> WHAT YOU WILL DO: Among the entries below, which lines run from the line with "Give me the Chart.js source for this chart." through the line with "const yMin = -45, yMax = 25, yStep = 10;"? Retype those, both ends included, exactly and without pictures.
** Begin SUPPLIED DATA **
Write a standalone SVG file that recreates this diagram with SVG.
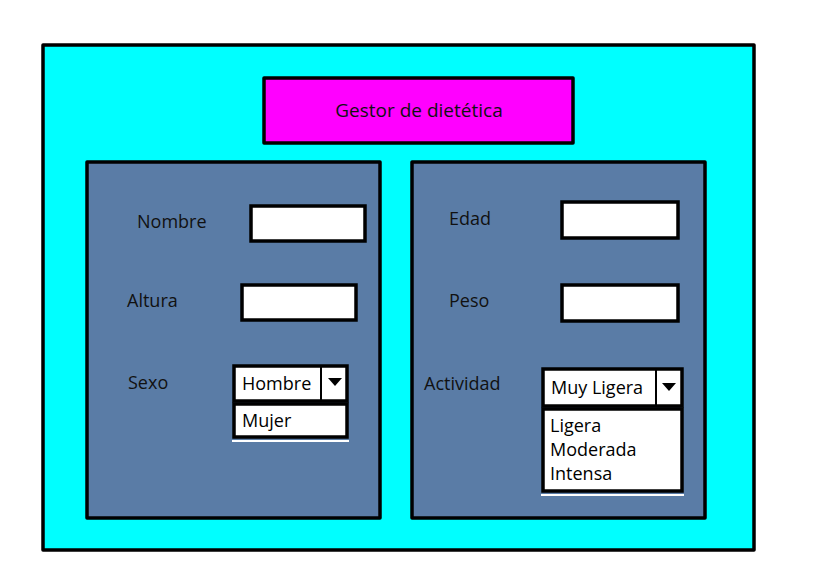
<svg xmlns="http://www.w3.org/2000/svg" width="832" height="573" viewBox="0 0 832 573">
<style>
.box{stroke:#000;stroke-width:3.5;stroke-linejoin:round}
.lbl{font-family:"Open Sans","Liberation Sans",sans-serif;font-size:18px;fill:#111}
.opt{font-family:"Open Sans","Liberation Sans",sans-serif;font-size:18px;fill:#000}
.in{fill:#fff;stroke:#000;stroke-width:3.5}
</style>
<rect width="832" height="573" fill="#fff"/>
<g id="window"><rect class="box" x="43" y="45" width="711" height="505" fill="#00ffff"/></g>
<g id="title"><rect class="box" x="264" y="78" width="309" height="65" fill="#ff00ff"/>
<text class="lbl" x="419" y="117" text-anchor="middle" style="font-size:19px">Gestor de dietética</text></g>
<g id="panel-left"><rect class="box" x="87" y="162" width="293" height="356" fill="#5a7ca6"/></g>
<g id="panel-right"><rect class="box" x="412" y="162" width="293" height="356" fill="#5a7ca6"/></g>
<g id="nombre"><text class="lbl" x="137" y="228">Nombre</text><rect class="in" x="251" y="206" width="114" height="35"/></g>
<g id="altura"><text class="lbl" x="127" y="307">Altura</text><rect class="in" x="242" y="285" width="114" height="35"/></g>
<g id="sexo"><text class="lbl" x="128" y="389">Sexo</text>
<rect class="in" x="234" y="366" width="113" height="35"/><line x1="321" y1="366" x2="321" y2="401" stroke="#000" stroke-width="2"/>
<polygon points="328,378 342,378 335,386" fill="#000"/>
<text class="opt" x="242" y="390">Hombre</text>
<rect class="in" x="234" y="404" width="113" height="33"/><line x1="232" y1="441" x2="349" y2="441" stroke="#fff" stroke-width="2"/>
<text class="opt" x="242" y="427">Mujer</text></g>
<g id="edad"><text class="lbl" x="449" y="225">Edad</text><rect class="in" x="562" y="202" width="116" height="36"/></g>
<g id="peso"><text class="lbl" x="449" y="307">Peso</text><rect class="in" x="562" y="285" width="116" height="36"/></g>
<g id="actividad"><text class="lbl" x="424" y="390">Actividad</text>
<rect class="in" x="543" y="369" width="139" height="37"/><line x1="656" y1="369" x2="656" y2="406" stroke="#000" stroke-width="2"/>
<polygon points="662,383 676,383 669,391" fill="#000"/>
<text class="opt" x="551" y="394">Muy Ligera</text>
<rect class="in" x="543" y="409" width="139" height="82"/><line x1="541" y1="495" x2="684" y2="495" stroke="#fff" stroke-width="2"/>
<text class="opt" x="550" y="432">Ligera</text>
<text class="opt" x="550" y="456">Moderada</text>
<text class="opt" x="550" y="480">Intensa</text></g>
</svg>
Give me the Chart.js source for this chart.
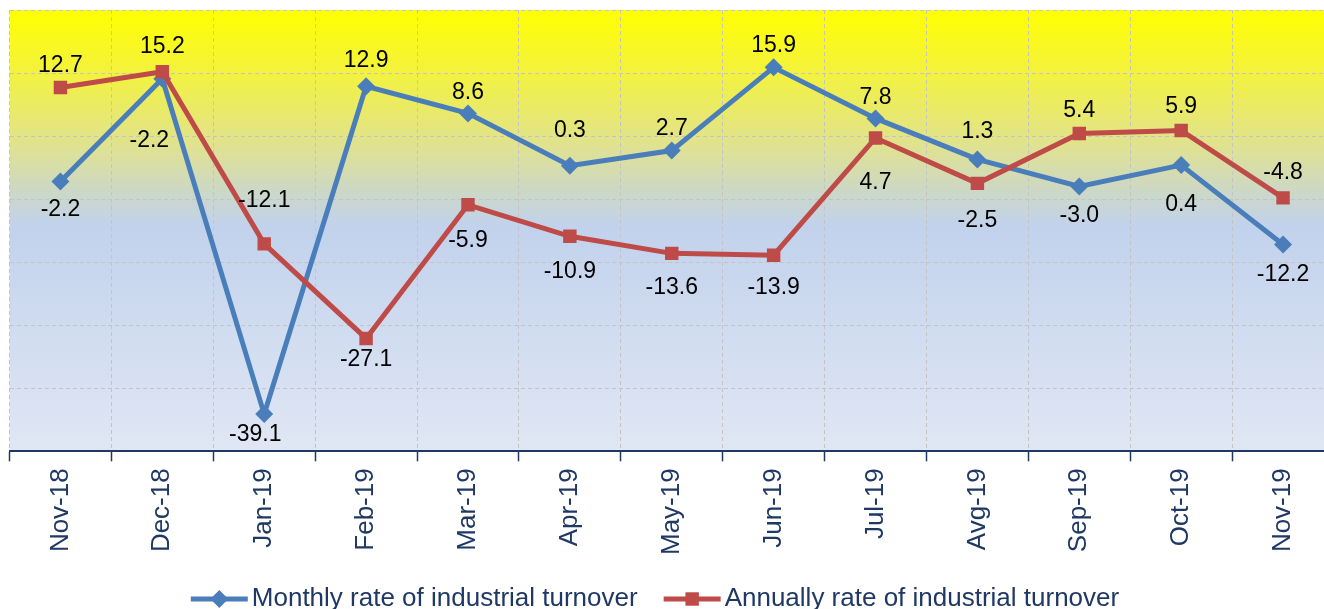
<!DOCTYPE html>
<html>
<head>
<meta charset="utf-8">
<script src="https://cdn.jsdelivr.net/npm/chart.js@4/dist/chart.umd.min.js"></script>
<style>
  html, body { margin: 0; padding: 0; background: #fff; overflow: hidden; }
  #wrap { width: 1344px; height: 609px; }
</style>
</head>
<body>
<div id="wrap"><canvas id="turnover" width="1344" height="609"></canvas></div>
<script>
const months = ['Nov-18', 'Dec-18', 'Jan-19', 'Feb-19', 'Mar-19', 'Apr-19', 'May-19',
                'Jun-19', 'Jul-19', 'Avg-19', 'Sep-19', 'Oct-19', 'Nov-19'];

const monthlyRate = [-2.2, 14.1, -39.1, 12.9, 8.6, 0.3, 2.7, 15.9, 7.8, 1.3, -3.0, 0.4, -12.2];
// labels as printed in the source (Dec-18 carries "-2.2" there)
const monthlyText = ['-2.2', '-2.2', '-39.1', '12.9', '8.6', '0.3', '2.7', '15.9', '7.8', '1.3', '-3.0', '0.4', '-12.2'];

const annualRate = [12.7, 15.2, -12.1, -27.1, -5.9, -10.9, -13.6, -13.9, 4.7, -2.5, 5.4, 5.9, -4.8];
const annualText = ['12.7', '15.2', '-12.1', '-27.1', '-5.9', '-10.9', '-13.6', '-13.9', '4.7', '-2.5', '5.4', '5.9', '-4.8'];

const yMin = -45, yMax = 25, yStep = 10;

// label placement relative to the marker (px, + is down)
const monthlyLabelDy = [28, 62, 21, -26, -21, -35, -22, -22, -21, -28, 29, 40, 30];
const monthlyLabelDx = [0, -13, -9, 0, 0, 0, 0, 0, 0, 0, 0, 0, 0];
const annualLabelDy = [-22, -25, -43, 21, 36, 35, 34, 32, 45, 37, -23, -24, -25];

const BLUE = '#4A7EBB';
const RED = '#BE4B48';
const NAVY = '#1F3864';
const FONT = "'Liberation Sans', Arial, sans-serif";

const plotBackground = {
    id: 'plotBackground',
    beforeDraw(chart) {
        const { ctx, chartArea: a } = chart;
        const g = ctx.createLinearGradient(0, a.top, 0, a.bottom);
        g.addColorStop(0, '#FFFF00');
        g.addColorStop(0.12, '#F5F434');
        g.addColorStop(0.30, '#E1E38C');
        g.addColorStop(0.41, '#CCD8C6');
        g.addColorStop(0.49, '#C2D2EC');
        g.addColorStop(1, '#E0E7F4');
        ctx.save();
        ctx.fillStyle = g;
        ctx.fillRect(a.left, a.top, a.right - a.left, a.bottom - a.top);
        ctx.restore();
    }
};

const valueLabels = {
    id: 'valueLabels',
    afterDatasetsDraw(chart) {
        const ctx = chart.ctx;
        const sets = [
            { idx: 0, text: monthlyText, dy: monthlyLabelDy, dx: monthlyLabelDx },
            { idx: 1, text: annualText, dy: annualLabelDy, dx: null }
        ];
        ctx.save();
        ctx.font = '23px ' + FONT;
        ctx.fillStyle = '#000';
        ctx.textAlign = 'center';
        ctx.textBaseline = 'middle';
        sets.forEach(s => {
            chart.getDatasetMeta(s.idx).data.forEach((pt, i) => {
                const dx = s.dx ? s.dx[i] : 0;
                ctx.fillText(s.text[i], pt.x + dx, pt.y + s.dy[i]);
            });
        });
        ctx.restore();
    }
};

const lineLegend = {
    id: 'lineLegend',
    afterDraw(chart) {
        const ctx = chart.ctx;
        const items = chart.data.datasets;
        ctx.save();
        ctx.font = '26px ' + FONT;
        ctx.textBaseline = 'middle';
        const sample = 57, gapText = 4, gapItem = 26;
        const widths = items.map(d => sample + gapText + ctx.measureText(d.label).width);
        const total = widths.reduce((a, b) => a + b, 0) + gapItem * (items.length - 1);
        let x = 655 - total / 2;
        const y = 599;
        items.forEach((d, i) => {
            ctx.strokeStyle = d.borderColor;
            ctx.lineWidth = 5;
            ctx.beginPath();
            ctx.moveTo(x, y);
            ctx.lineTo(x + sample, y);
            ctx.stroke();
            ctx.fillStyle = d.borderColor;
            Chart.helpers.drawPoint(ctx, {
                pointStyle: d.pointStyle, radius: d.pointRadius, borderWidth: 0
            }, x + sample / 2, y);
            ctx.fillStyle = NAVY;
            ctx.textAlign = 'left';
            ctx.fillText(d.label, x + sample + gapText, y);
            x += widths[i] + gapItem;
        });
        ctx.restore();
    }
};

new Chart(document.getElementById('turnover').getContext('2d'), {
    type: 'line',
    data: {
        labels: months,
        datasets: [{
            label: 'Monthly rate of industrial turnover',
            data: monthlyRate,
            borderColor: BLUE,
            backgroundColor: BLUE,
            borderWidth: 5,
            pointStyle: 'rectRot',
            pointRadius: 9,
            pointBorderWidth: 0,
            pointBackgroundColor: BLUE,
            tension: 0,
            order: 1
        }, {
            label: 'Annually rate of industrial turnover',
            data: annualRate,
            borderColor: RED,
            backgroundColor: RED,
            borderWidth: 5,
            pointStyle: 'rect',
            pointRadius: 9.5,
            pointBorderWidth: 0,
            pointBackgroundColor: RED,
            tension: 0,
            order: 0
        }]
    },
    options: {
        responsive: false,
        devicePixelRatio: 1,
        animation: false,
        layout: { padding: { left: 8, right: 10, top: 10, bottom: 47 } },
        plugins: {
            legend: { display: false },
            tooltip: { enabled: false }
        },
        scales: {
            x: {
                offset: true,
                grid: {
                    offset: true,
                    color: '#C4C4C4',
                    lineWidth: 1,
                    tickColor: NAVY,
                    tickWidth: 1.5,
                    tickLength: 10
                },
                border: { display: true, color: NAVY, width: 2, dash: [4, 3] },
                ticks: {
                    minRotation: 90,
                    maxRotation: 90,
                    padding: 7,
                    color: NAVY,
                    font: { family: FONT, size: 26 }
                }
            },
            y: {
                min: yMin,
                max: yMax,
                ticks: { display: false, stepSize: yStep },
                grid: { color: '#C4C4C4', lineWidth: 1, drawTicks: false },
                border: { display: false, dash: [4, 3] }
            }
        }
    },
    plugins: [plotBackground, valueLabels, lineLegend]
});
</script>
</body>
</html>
** End SUPPLIED DATA **
> EXPECTED ANSWER:
Give me the Chart.js source for this chart.
<!DOCTYPE html>
<html>
<head>
<meta charset="utf-8">
<script src="https://cdn.jsdelivr.net/npm/chart.js@4/dist/chart.umd.min.js"></script>
<style>
  html, body { margin: 0; padding: 0; background: #fff; overflow: hidden; }
  #wrap { width: 1344px; height: 609px; }
</style>
</head>
<body>
<div id="wrap"><canvas id="turnover" width="1344" height="609"></canvas></div>
<script>
const months = ['Nov-18', 'Dec-18', 'Jan-19', 'Feb-19', 'Mar-19', 'Apr-19', 'May-19',
                'Jun-19', 'Jul-19', 'Avg-19', 'Sep-19', 'Oct-19', 'Nov-19'];

const monthlyRate = [-2.2, 14.1, -39.1, 12.9, 8.6, 0.3, 2.7, 15.9, 7.8, 1.3, -3.0, 0.4, -12.2];
// labels as printed in the source (Dec-18 carries "-2.2" there)
const monthlyText = ['-2.2', '-2.2', '-39.1', '12.9', '8.6', '0.3', '2.7', '15.9', '7.8', '1.3', '-3.0', '0.4', '-12.2'];

const annualRate = [12.7, 15.2, -12.1, -27.1, -5.9, -10.9, -13.6, -13.9, 4.7, -2.5, 5.4, 5.9, -4.8];
const annualText = ['12.7', '15.2', '-12.1', '-27.1', '-5.9', '-10.9', '-13.6', '-13.9', '4.7', '-2.5', '5.4', '5.9', '-4.8'];

const yMin = -45, yMax = 25, yStep = 10;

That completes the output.